WHAT THE TASK ASKS:
Copy exactly the lines that run from the top of the listing to the line containing "15.3, 5.7, 44.1]", both ends included, and omit the pictures.
##### AVAILABLE DATA
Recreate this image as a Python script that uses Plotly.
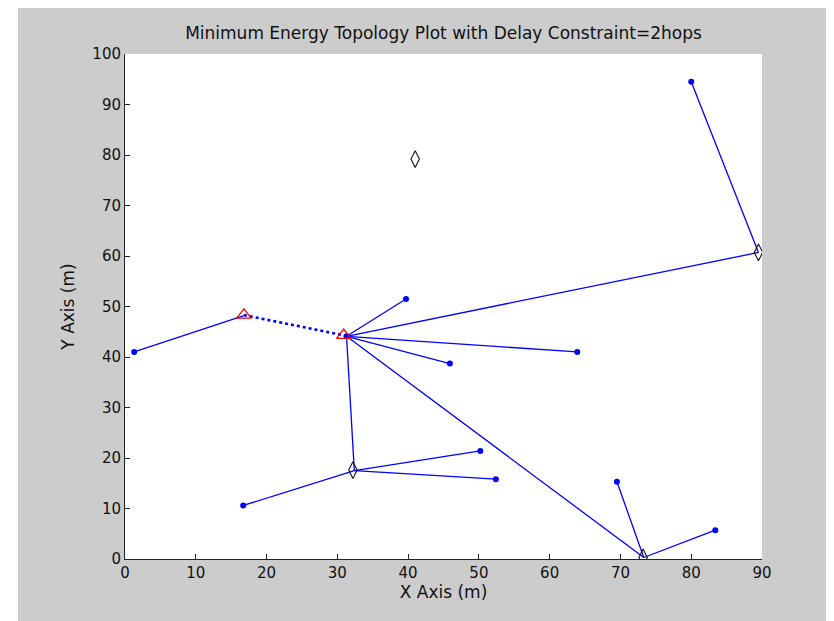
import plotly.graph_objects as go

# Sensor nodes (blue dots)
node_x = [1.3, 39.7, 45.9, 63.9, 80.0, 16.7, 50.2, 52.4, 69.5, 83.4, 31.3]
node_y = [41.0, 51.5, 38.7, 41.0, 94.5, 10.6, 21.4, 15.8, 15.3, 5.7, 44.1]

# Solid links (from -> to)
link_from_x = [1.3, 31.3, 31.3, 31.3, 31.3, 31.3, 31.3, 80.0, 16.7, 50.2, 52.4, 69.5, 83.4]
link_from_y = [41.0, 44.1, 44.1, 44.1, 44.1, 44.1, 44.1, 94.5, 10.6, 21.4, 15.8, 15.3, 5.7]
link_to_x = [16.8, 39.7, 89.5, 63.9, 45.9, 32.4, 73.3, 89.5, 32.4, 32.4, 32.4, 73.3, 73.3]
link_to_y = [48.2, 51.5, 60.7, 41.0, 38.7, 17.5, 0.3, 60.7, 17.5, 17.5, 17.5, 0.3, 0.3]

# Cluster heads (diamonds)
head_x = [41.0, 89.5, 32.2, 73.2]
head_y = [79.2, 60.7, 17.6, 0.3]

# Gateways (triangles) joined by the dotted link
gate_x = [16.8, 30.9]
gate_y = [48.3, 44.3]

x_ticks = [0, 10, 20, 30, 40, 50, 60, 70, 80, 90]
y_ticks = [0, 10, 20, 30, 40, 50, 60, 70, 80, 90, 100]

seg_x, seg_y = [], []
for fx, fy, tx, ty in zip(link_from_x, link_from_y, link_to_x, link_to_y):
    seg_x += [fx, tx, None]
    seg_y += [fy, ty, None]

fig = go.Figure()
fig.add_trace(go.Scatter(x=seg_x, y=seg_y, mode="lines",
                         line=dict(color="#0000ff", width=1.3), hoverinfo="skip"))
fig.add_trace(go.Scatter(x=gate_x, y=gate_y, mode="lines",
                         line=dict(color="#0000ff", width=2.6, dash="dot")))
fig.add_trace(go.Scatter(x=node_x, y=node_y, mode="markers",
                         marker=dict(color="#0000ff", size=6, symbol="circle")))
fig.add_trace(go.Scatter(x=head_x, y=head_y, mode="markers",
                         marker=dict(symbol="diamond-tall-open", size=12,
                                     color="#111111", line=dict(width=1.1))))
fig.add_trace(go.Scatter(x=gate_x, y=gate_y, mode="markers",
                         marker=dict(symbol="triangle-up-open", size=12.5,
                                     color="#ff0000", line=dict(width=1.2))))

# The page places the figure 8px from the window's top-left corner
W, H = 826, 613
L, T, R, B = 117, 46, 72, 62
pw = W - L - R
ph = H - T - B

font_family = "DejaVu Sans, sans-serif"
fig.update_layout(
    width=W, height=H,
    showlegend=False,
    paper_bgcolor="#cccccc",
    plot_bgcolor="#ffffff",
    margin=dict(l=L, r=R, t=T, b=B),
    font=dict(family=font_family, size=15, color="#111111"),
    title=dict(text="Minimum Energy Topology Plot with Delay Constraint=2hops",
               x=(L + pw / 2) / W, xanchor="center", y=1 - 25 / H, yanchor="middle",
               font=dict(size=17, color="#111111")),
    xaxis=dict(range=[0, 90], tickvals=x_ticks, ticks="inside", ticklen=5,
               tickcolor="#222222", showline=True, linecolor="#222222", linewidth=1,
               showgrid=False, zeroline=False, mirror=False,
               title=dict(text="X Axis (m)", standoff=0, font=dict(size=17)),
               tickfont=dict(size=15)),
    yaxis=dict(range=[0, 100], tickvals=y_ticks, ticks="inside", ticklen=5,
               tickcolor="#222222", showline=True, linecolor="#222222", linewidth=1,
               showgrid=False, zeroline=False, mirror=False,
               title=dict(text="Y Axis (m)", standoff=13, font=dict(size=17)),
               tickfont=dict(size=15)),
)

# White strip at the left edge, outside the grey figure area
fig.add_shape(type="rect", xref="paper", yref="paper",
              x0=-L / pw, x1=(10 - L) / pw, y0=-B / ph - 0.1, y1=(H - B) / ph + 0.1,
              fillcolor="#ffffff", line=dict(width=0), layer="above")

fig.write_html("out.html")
##########
EXERCISE RESPONSE:
Recreate this image as a Python script that uses Plotly.
import plotly.graph_objects as go

# Sensor nodes (blue dots)
node_x = [1.3, 39.7, 45.9, 63.9, 80.0, 16.7, 50.2, 52.4, 69.5, 83.4, 31.3]
node_y = [41.0, 51.5, 38.7, 41.0, 94.5, 10.6, 21.4, 15.8, 15.3, 5.7, 44.1]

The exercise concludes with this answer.